Abby’s Blog: Tough Choices


self-portraitsWeeks 31-36

Weight Gained: +20lbs

Due Date: April 13, 2015

A lot has changed in the last month of my pregnancy. I have had to move to another state, and basically start my life over again. In a previous entry I had mentioned I didn’t have much family or friends to support me in Colorado, so I had to make the very difficult decision to move to Kansas where I do have people to support me.

I love my Dad and Stepmother, it just wasn’t working out for me to continue to try to begin my new life as a mother in their home. Unfortunately, Denver is a very expensive place to live and I couldn’t afford it on my own. I had tried my hardest to save as much money as possible and did a very good job. It just wasn’t enough for that economy. After a very hard struggle living with my parents, it was decided that it wasn’t a good fit anymore and I needed to find something else.
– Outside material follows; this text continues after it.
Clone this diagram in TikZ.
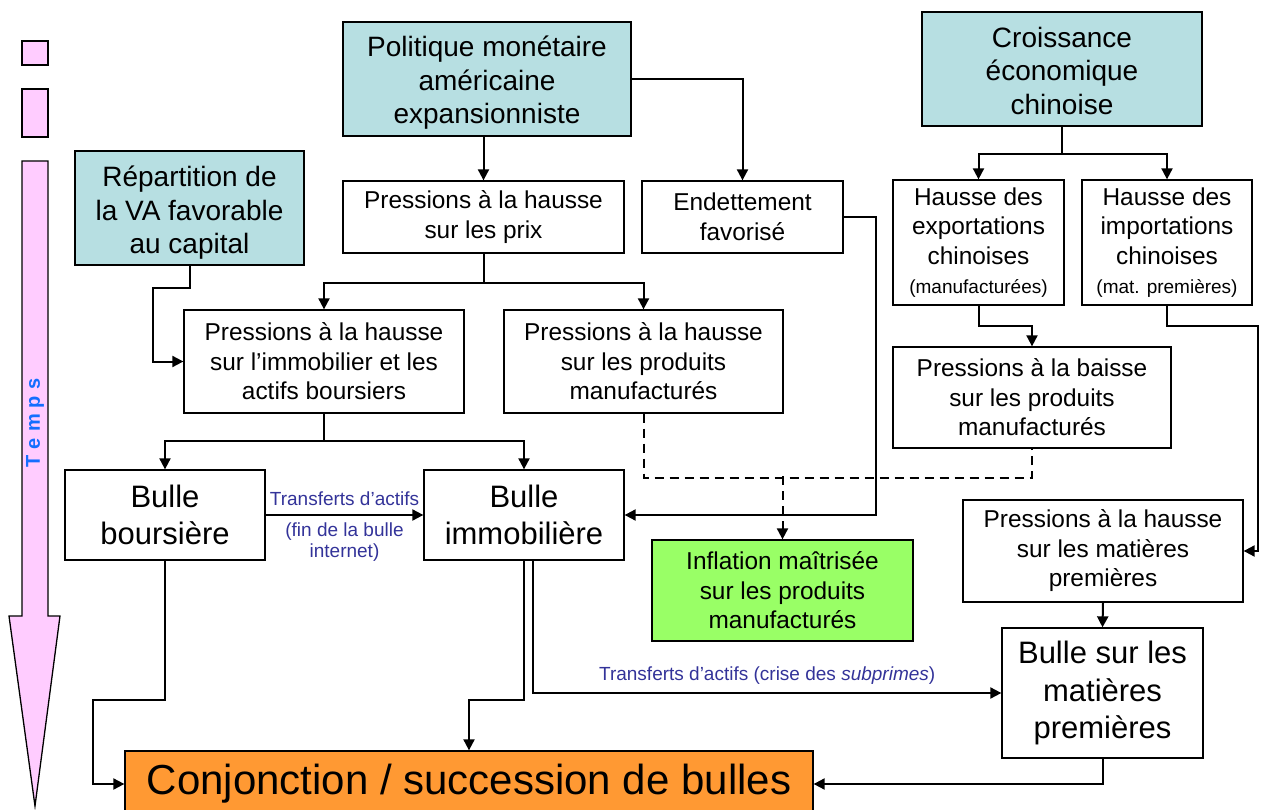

I tried to work with the father of my child on what I could do to stay in Colorado. Needless to say he was of no help, like most times. He just began to scream at me and belittle me, as he did most time we spoke. He said he was going to try to help me look for a place, so that way I would stay closer, but never did anything. He couldn’t understand that I had no support from him and I couldn’t make it work in Denver. Moving to Kansas, where I could afford an apartment and live with the money I had saved, was my only option and I had to take it.

At that moment I was “homeless” and had to do what was best for me. It was the most difficult decision I have ever made. I did not want to move my daughter hours away from her father, but I had to. I don’t know how many days/weeks I cried and doubted myself for the choice I was making. I still don’t always know if it was the right thing to do. All I know is that I did what I had to and since I have been back in Kansas I have smiled and laughed for the first time in months, and finally feel like I have people around me that care about me and my baby.